**Problem requirements**
Print, word for word, every line from the beginning of the listing up to and including the line with "YAxis, Label, CartesianGrid". Pictures are to be excluded.

**Source material**
───
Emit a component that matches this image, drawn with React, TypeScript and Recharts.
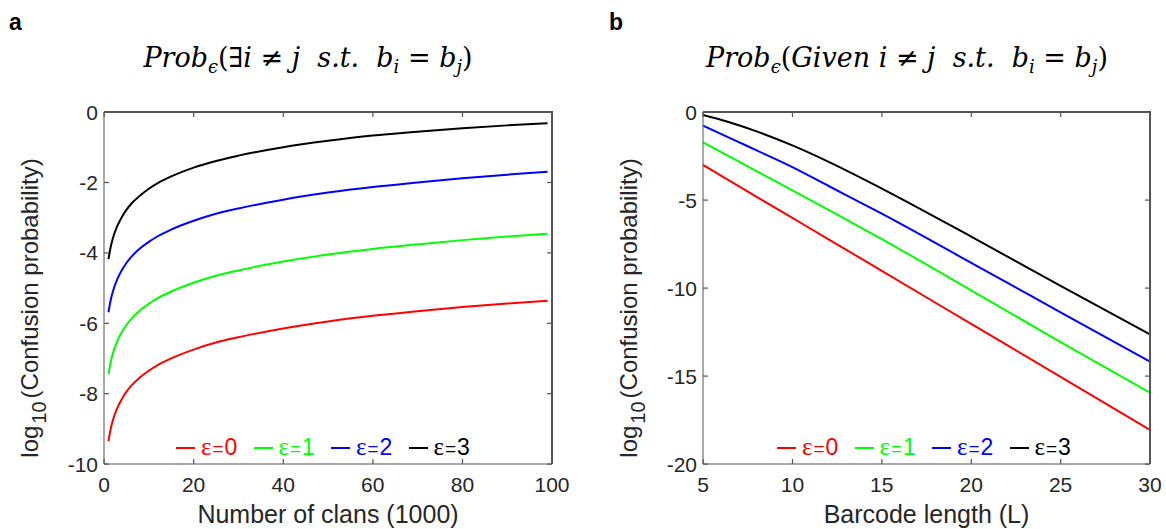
import { Legend, Line, LineChart, XAxis, YAxis, Label, CartesianGrid } from "recharts";

// panel a: number of clans (thousands) vs log10 confusion probability
const clans = [1, 1.5, 2, 3, 4, 5, 6, 8, 10, 12, 15, 20, 25, 30, 40, 50, 60, 70, 80, 90, 99];
const clanEps0 = [-9.35, -9.0, -8.75, -8.4, -8.15, -7.95, -7.79, -7.54, -7.35, -7.19, -7.0, -6.75, -6.55, -6.4, -6.15, -5.95, -5.79, -5.66, -5.54, -5.44, -5.36];
const clanEps1 = [-7.45, -7.1, -6.85, -6.5, -6.25, -6.05, -5.89, -5.64, -5.45, -5.29, -5.1, -4.85, -4.65, -4.5, -4.25, -4.05, -3.89, -3.76, -3.64, -3.54, -3.46];
const clanEps2 = [-5.69, -5.34, -5.09, -4.74, -4.49, -4.29, -4.13, -3.88, -3.69, -3.53, -3.34, -3.09, -2.89, -2.74, -2.49, -2.29, -2.13, -2.0, -1.88, -1.78, -1.7];
const clanEps3 = [-4.18, -3.83, -3.58, -3.23, -2.98, -2.78, -2.62, -2.38, -2.18, -2.02, -1.83, -1.58, -1.39, -1.24, -1.0, -0.82, -0.67, -0.56, -0.46, -0.38, -0.32];

// panel b: barcode length vs log10 confusion probability
const lengths = [5, 6, 7, 8, 10, 12, 15, 20, 25, 30];
const lenEps0 = [-3.01, -3.61, -4.21, -4.82, -6.02, -7.22, -9.03, -12.04, -15.05, -18.06];
const lenEps1 = [-1.72, -2.26, -2.81, -3.36, -4.45, -5.55, -7.22, -10.13, -13.07, -15.95];
const lenEps2 = [-0.78, -1.24, -1.71, -2.18, -3.13, -4.19, -5.78, -8.57, -11.38, -14.19];
const lenEps3 = [-0.17, -0.44, -0.75, -1.1, -1.9, -2.82, -4.35, -7.08, -9.88, -12.63];

const clanTicks = [0, 20, 40, 60, 80, 100];
const clanYTicks = [-10, -8, -6, -4, -2, 0];
const lengthTicks = [5, 10, 15, 20, 25, 30];
const lengthYTicks = [-20, -15, -10, -5, 0];

const series = [
  { key: "e0", eps: "0", color: "#ff0000" },
  { key: "e1", eps: "1", color: "#00ff00" },
  { key: "e2", eps: "2", color: "#0000ff" },
  { key: "e3", eps: "3", color: "#000000" },
];

const clanData = clans.map((x, i) => ({ x, e0: clanEps0[i], e1: clanEps1[i], e2: clanEps2[i], e3: clanEps3[i] }));
const lengthData = lengths.map((x, i) => ({ x, e0: lenEps0[i], e1: lenEps1[i], e2: lenEps2[i], e3: lenEps3[i] }));

const SANS = "'Liberation Sans', Arial, Helvetica, sans-serif";
const SERIF = "'Liberation Serif', 'Times New Roman', serif";
const MATH = "'DejaVu Serif', serif";
const TXT = "#262626";
const AXIS = "#555555";

const CHART_H = 529;
const TOP = 112;
const X_AXIS_H = 65;
const PLOT_H = CHART_H - TOP - X_AXIS_H;

// bottom ticks: inward marks at the bottom and top of the box
function BottomTick(props: any) {
  const x = Number(props.x);
  const y = Number(props.y);
  const top = y - PLOT_H;
  return (
    <g>
      <rect x={x - 0.5} y={y - 5} width={1.2} height={5} fill={AXIS} />
      <rect x={x - 0.5} y={top} width={1.2} height={5} fill={AXIS} />
      <text x={x} y={y + 28} textAnchor="middle" fontSize={21} fill={TXT} fontFamily={SANS}>
        {props.payload.value}
      </text>
    </g>
  );
}

// left ticks: inward marks at the left and right of the box
function LeftTick(props: any) {
  const x = Number(props.x);
  const y = Number(props.y);
  const right = x + Number(props.plotW);
  return (
    <g>
      <rect x={x} y={y - 0.5} width={5} height={1.2} fill={AXIS} />
      <rect x={right - 5} y={y - 0.5} width={5} height={1.2} fill={AXIS} />
      <text x={x - 6} y={y + 7.5} textAnchor="end" fontSize={21} fill={TXT} fontFamily={SANS}>
        {props.payload.value}
      </text>
    </g>
  );
}

function YLabel({ cx, cy }: { cx: number; cy: number }) {
  return (
    <text
      x={0}
      y={0}
      transform={`translate(${cx}, ${cy}) rotate(-90)`}
      textAnchor="middle"
      fontSize={24}
      fill={TXT}
      fontFamily={SANS}
    >
      log
      <tspan dx={2} dy={8} fontSize={20}>
        10
      </tspan>
      <tspan dx={3} dy={-8}>
        (Confusion probability)
      </tspan>
    </text>
  );
}

function XLabel({ viewBox, text }: any) {
  const x0 = Number(viewBox.x);
  const x1 = x0 + Number(viewBox.width);
  const yb = Number(viewBox.y);
  return (
    <text x={(x0 + x1) / 2} y={yb + 59} textAnchor="middle" fontSize={25} fill={TXT} fontFamily={SANS}>
      {text}
    </text>
  );
}

function EpsLegend() {
  return (
    <div style={{ display: "flex", alignItems: "center", fontFamily: SANS, whiteSpace: "nowrap" }}>
      {series.map((s) => (
        <div key={s.key} style={{ display: "flex", alignItems: "center", width: 77.5 }}>
          <span style={{ display: "inline-block", width: 19, borderTop: `2px solid ${s.color}`, marginRight: 6 }} />
          <span style={{ color: s.color, fontSize: 23, lineHeight: "24px" }}>
            <span style={{ fontFamily: SERIF, fontSize: 25 }}>ε</span>
            <span style={{ fontSize: 19, margin: "0 1px" }}>=</span>
            {s.eps}
          </span>
        </div>
      ))}
    </div>
  );
}

function Panel({ data, width, yAxisWidth, right, xDomain, xTicks, yDomain, yTicks, xLabel, labelX, legendLeft }: any) {
  const plotW = width - yAxisWidth - right;
  return (
    <div style={{ position: "relative", width, height: CHART_H }}>
      <LineChart width={width} height={CHART_H} data={data} margin={{ top: TOP, right, bottom: 0, left: 0 }}>
        {/* frame: grid lines only at the plot edges */}
        <CartesianGrid
          stroke={AXIS}
          strokeWidth={1.2}
          fill="none"
          horizontalCoordinatesGenerator={({ offset }: any) => [offset.top]}
          verticalCoordinatesGenerator={({ offset }: any) => [offset.left + offset.width]}
        />
        <XAxis
          dataKey="x"
          type="number"
          domain={xDomain}
          ticks={xTicks}
          height={X_AXIS_H}
          tickSize={0}
          tickMargin={0}
          tickLine={false}
          axisLine={{ stroke: AXIS }}
          tick={<BottomTick />}
          interval={0}
          allowDataOverflow
        >
          <Label content={(p: any) => <XLabel viewBox={p.viewBox} text={xLabel} />} />
        </XAxis>
        <YAxis
          type="number"
          domain={yDomain}
          ticks={yTicks}
          width={yAxisWidth}
          tickSize={0}
          tickMargin={0}
          tickLine={false}
          axisLine={{ stroke: AXIS }}
          tick={<LeftTick plotW={plotW} />}
          interval={0}
          allowDataOverflow
        >
          <Label content={() => <YLabel cx={labelX} cy={308} />} />
        </YAxis>
        {series.map((s) => (
          <Line
            key={s.key}
            type="monotone"
            dataKey={s.key}
            stroke={s.color}
            strokeWidth={2}
            dot={false}
            isAnimationActive={false}
          />
        ))}
        <Legend
          layout="horizontal"
          verticalAlign="middle"
          align="center"
          wrapperStyle={{ left: legendLeft, top: 435, width: "auto" }}
          content={() => <EpsLegend />}
        />
      </LineChart>
      {/* top and right edges of the box round the plot area */}
      <div
        style={{
          position: "absolute",
          left: yAxisWidth,
          top: TOP - 1,
          width: plotW + 1,
          height: PLOT_H + 1,
          boxSizing: "border-box",
          borderTop: `2px solid ${AXIS}`,
          borderRight: `2px solid ${AXIS}`,
          pointerEvents: "none",
          zIndex: 10,
        }}
      />
    </div>
  );
}

function MathTitle({ given }: { given: boolean }) {
  const up = { fontStyle: "normal" as const };
  const sub = { fontSize: 18, verticalAlign: "-6px" };
  return (
    <span style={{ fontFamily: MATH, fontStyle: "italic", fontSize: 27, color: "#000", whiteSpace: "nowrap" }}>
      Prob<sub style={sub}>ϵ</sub>
      <span style={up}>(</span>
      {given ? <>Given&nbsp;</> : <span style={{ ...up, fontWeight: 300 }}>∃</span>}i <span style={up}>≠</span> j&nbsp;&nbsp;s.t.&nbsp;&nbsp;b
      <sub style={sub}>i</sub> <span style={up}>=</span> b
      <sub style={sub}>j</sub>
      <span style={up}>)</span>
    </span>
  );
}

export default function App() {
  return (
    <div style={{ position: "absolute", left: 0, top: 0, width: 1166, height: 529, background: "#fff" }}>
      <div style={{ position: "absolute", left: 9, top: 9, fontFamily: SANS, fontWeight: 700, fontSize: 23, color: "#000" }}>
        a
      </div>
      <div style={{ position: "absolute", left: 609, top: 9, fontFamily: SANS, fontWeight: 700, fontSize: 23, color: "#000" }}>
        b
      </div>
      <div style={{ position: "absolute", left: 308, top: 44, transform: "translateX(-50%)", lineHeight: 1 }}>
        <MathTitle given={false} />
      </div>
      <div style={{ position: "absolute", left: 907, top: 44, transform: "translateX(-50%)", lineHeight: 1 }}>
        <MathTitle given={true} />
      </div>
      <div style={{ position: "absolute", left: 0, top: 0 }}>
        <Panel
          data={clanData}
          width={580}
          yAxisWidth={104}
          right={28}
          xDomain={[0, 100]}
          xTicks={clanTicks}
          yDomain={[-10, 0]}
          yTicks={clanYTicks}
          xLabel="Number of clans (1000)"
          labelX={38}
          legendLeft={176}
        />
      </div>
      <div style={{ position: "absolute", left: 580, top: 0 }}>
        <Panel
          data={lengthData}
          width={586}
          yAxisWidth={123}
          right={16}
          xDomain={[5, 30]}
          xTicks={lengthTicks}
          yDomain={[-20, 0]}
          yTicks={lengthYTicks}
          xLabel="Barcode length (L)"
          labelX={57}
          legendLeft={197}
        />
      </div>
    </div>
  );
}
───
**The response**
Emit a component that matches this image, drawn with React, TypeScript and Recharts.
import { Legend, Line, LineChart, XAxis, YAxis, Label, CartesianGrid } from "recharts";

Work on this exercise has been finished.